How much should a small business spend on team building?

An effective budget is $30 to $100 per person per event, two to four times per year. For a 10-person team doing two events annually at $75 per person, total cost is $1,500. This is well within the retention value returned if it helps keep even one employee who would otherwise leave. Free options (team lunches where the owner pays, volunteer days, virtual trivia nights) work well and can substitute for paid events when budget is tight.

What is mandatory fun and why does it backfire?

Mandatory fun is team building that employees are required to attend, feel social pressure to enjoy, and where opting out has implicit professional consequences. When participation is coerced, the activity produces resentment rather than connection.

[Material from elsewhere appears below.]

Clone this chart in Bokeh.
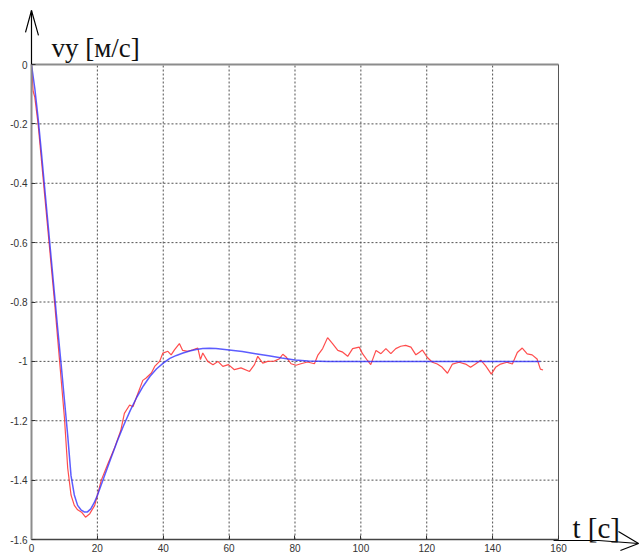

Team building works best when attendance is genuinely encouraged but optional, the activity is accessible to everyone present, and the format does not require people to perform enjoyment they do not feel.

What team building options are best for hybrid and remote teams in Canada?

For hybrid and remote Canadian teams, the most effective formats are: Jackbox Games sessions over video call (Quiplash, Drawful, $10 to $30 for the pack, playable from any phone), virtual cooking classes where each person cooks from their own kitchen while a chef guides the group, and monthly virtual coffee roulette pairs via Donut (a free Slack integration). These work because they do not require co-location and still create genuine shared experience.

How do I know if team building is actually working?

Run a simple anonymous pulse survey two weeks after each team event: three to five questions asking how connected people feel to their colleagues, what worked, and what they would change. Over multiple events, the pattern shows which formats your specific team responds to and which they find neutral or worse. The most important metric is whether people feel more comfortable with each other in everyday work, not whether they had fun for three hours on a Thursday.